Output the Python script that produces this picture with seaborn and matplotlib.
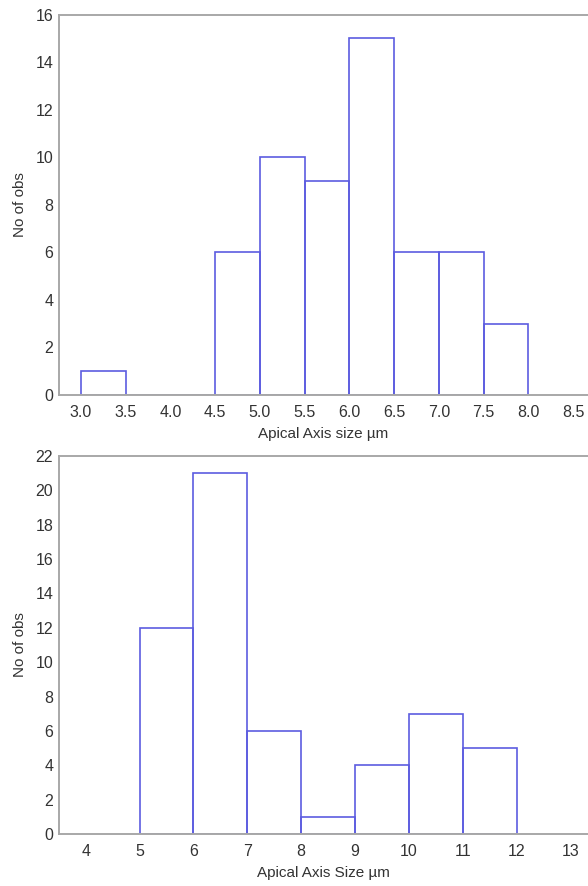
import numpy as np
import matplotlib
matplotlib.use("Agg")
import matplotlib.pyplot as plt
import seaborn as sns

# Histograma superior: tamanho do eixo apical (classes de 0.5 µm)
top_bins = [3.0, 3.5, 4.0, 4.5, 5.0, 5.5, 6.0, 6.5, 7.0, 7.5]
top_counts = [1, 0, 0, 6, 10, 9, 15, 6, 6, 3]
top_xticks = [3.0, 3.5, 4.0, 4.5, 5.0, 5.5, 6.0, 6.5, 7.0, 7.5, 8.0, 8.5]
top_yticks = [0, 2, 4, 6, 8, 10, 12, 14, 16]

# Histograma inferior: classes de 1 µm
bot_bins = [5, 6, 7, 8, 9, 10, 11]
bot_counts = [12, 21, 6, 1, 4, 7, 5]
bot_xticks = [4, 5, 6, 7, 8, 9, 10, 11, 12, 13]
bot_yticks = [0, 2, 4, 6, 8, 10, 12, 14, 16, 18, 20, 22]

sns.set_theme(style="white")
plt.rcParams["font.family"] = ["Liberation Sans", "DejaVu Sans"]

EDGE = "#5c5ce0"
SPINE = "#a8a8a8"
TEXT = "#333333"

fig = plt.figure(figsize=(5.88, 8.86), dpi=100)
ax1 = fig.add_axes([0.0998, 0.5542, 0.9002, 0.4292])
ax2 = fig.add_axes([0.0998, 0.0587, 0.9002, 0.4266])


def desenha(ax, bins, counts, width, xticks, yticks, xlim, ylim, xlabel, fmt):
    mids = np.array(bins) + width / 2
    sns.histplot(x=mids, weights=counts, binwidth=width,
                 binrange=(bins[0], bins[-1] + width),
                 fill=False, element="bars", color=EDGE,
                 linewidth=1.2, ax=ax)
    ax.set_xlim(*xlim)
    ax.set_ylim(*ylim)
    ax.set_xticks(xticks)
    ax.set_xticklabels([fmt.format(t) for t in xticks])
    ax.set_yticks(yticks)
    ax.tick_params(length=0, labelsize=11.5, colors=TEXT)
    ax.tick_params(axis="x", pad=7.5)
    ax.tick_params(axis="y", pad=4)
    ax.set_xlabel(xlabel, fontsize=11, color=TEXT, labelpad=5)
    ax.set_ylabel("No of obs", fontsize=11, color=TEXT, labelpad=6)
    for s in ["left", "top", "bottom"]:
        ax.spines[s].set_color(SPINE)
        ax.spines[s].set_linewidth(1.4)
    ax.spines["right"].set_visible(False)


desenha(ax1, top_bins, top_counts, 0.5, top_xticks, top_yticks,
        (2.75, 8.667), (0, 16), "Apical Axis size µm", "{:.1f}")
desenha(ax2, bot_bins, bot_counts, 1.0, bot_xticks, bot_yticks,
        (3.5, 13.32), (0, 22), "Apical Axis Size µm", "{:d}")

fig.savefig("out.png", dpi=100)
........
■ AIM ■
Go from the first line of the listing to the line holding "top_yticks = [0, 2, 4, 6, 8, 10, 12, 14, 16]" and, please, transcribe those lines exactly, both included, with no pictures.

■ RESPONSE ■
Output the Python script that produces this picture with seaborn and matplotlib.
import numpy as np
import matplotlib
matplotlib.use("Agg")
import matplotlib.pyplot as plt
import seaborn as sns

# Histograma superior: tamanho do eixo apical (classes de 0.5 µm)
top_bins = [3.0, 3.5, 4.0, 4.5, 5.0, 5.5, 6.0, 6.5, 7.0, 7.5]
top_counts = [1, 0, 0, 6, 10, 9, 15, 6, 6, 3]
top_xticks = [3.0, 3.5, 4.0, 4.5, 5.0, 5.5, 6.0, 6.5, 7.0, 7.5, 8.0, 8.5]
top_yticks = [0, 2, 4, 6, 8, 10, 12, 14, 16]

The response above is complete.